The mountains of rubbish that have greeted festival-goers and made Edinburgh residents’ lives misery are set to become a familiar sight across Scotland as waste workers at more councils walk out.
From Wednesday, staff at 13 local authorities, including Glasgow, Dundee, and Aberdeen, will join those in the capital and strike as unions ratchet up the pressure in their pay dispute.
Trade unions were offered a 5% pay rise by Cosla, the body representing local government, but despite “productive” talks a deal was not reached.
Wendy Dunsmore, Unite’s industrial officer, said the “dispute will continue to escalate to a point where it could now go beyond the winter, causing months of massive nationwide disruption”.
“It’s a sad indictment that council workers in Scotland are being offered substantially less than their counterparts in England,” she said.
“The cold hard reality is that inflation and energy costs are soaring – and they are predicted to rise even higher.”
Ms Dunsmore put the blame “at the doors of Cosla and the Scottish Government”, but on Tuesday First Minister Nicola Sturgeon said Holyrood did not have a “bottomless pit of money” and insisted she wanted to “see the fairest possible pay deal delivered to public sector workers in very difficult times”.
Ms Sturgeon said the “Scottish Government has a finite budget” and has already given councils £140 million “to help fund a fair pay deal”.
In the Scottish capital, which has seen its streets strewn with litter and bins overflowing, council leader Cammy Day said he was “disappointed” a deal was not reached.
“This is a national crisis playing out in Edinburgh’s streets during our busiest and most important time of the year,” he said.
“And while this clearly shows the value of our waste teams’ work, it also demonstrates a national failure to find an acceptable resolution.”
Edinburgh’s waste workers in Unite are set to strike until August 30, while in the further 13 council areas industrial action will continue until August 31.
Unison and GMB will see their members walk out between August 26 to 29 and September 7 to 10.

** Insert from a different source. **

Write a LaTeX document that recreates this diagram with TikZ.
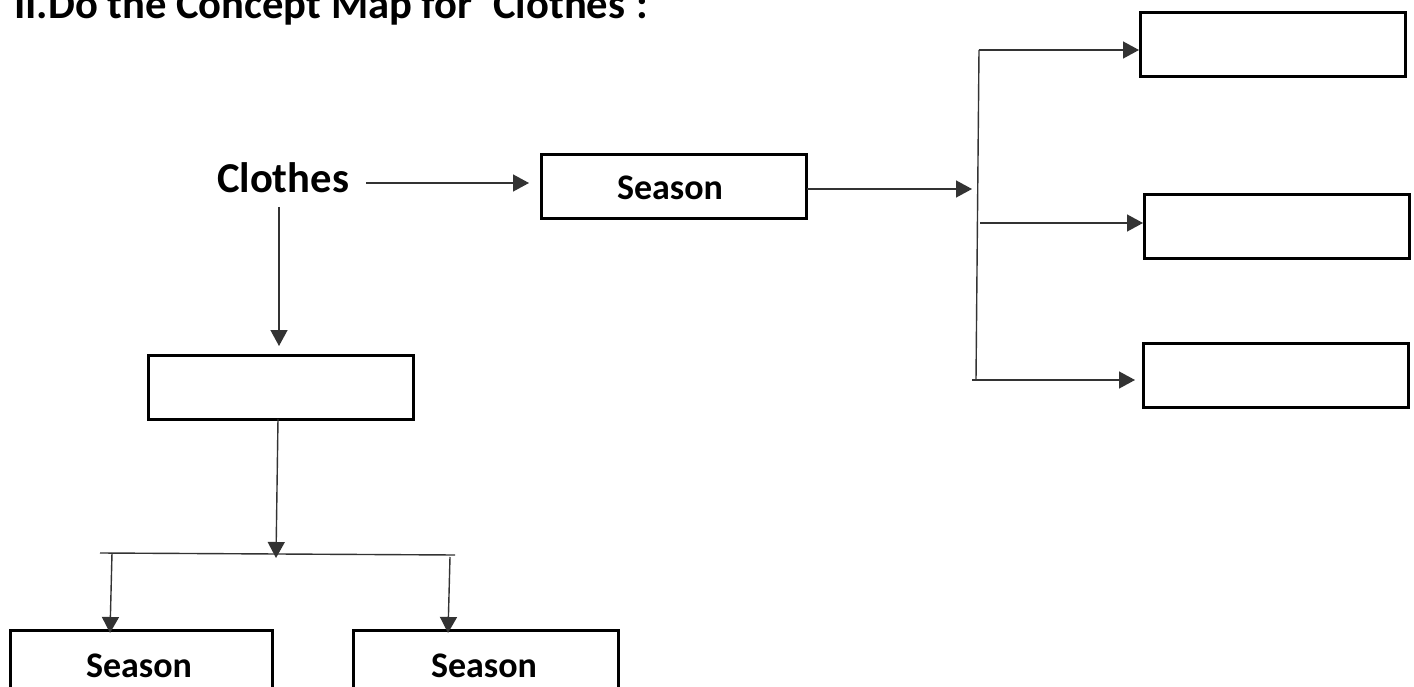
\documentclass[tikz,border=0pt]{standalone}
\usepackage{fontspec}
\setmainfont{Carlito}
\usetikzlibrary{arrows.meta}
\begin{document}
\begin{tikzpicture}[x=1pt,y=-1pt,
  conn/.style={draw=black!80,line width=1.4pt},
  arr/.style={conn,-{Triangle[length=16pt,width=17pt]}},
  box/.style={draw=black,line width=3pt,minimum width=265pt,minimum height=64pt,inner sep=0pt,anchor=north west},
  big/.style={font=\fontsize{42.6}{50}\selectfont\bfseries,inner sep=0pt},
  small/.style={font=\fontsize{36}{42}\selectfont\bfseries,inner sep=0pt}]
\useasboundingbox (0,0) rectangle (1414,687);
% title
\node[big,anchor=base west] (title) at (14,19) {II.Do the Concept Map for ‘Clothes’:};
% main concept
\node[big,anchor=base] (clothes) at (283,193) {Clothes};
% top season box
\node[box] (s1) at (540,153) {};
\node[small,anchor=base] (s1t) at (670,200) {Season};
% right boxes
\node[box] (r1) at (1139,11) {};
\node[box] (r2) at (1143,193) {};
\node[box] (r3) at (1142,342) {};
% left box
\node[box] (l1) at (147,354) {};
% bottom boxes
\node[box,minimum width=262pt] (b1) at (9,629) {};
\node[small,anchor=base] (b1t) at (139,677) {Season};
\node[box] (b2) at (352,629) {};
\node[small,anchor=base] (b2t) at (484,677) {Season};
% coordinates
\coordinate (c1) at (366,183);
\coordinate (c1e) at (529,183);
\coordinate (s1o) at (807,189);
\coordinate (s1e) at (972,189);
\coordinate (vtop) at (979,50);
\coordinate (vm2) at (980,223);
\coordinate (vbot) at (976,380);
\coordinate (vbl) at (972,380);
\coordinate (vble) at (1135,380);
\coordinate (d1) at (279,207);
\coordinate (d1e) at (279,346);
\coordinate (d2) at (278,419);
\coordinate (d2e) at (276,558);
\coordinate (hl) at (100,553);
\coordinate (hr) at (455,555);
\coordinate (a1) at (112,553);
\coordinate (a1e) at (110,633);
\coordinate (a2) at (450,557);
\coordinate (a2e) at (448,633);
% connectors
\draw[arr] (c1) -- (c1e);
\draw[arr] (s1o) -- (s1e);
\draw[conn] (vtop) -- (vbot);
\draw[arr] (vtop) -- (vtop -| r1.west);
\draw[arr] (vm2) -- (vm2 -| r2.west);
\draw[arr] (vbl) -- (vble);
\draw[arr] (d1) -- (d1e);
\draw[arr] (d2) -- (d2e);
\draw[conn] (hl) -- (hr);
\draw[arr] (a1) -- (a1e);
\draw[arr] (a2) -- (a2e);
\end{tikzpicture}
\end{document}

Johanna Baxter, Unison Scotland’s head of local government, called for an “urgent intervention” from Deputy First Minister John Swinney to help reach an agreement.
Meanwhile, Keir Greenaway, GMB Scotland’s senior organiser, said Cosla would have to do “so much better” when they meet again on Friday, and warned that if concerns were not addressed, “strikes will continue, and they will grow”.
“Our members are angry about the lack of value being shown to them by political leaders and scared about the prospect of pay that doesn’t confront a cost-of-living crisis that’s getting worse by the week,” he said.
Under the current deal tabled, the lowest paid council staff would see their salaries rise to £10.50 an hour.
Unite said that, for more than half of council workers, Cosla’s offer represented a rise of between £900 to £1,250. But in England, the union said, council workers have been offered a £1,925 flat rate pay offer.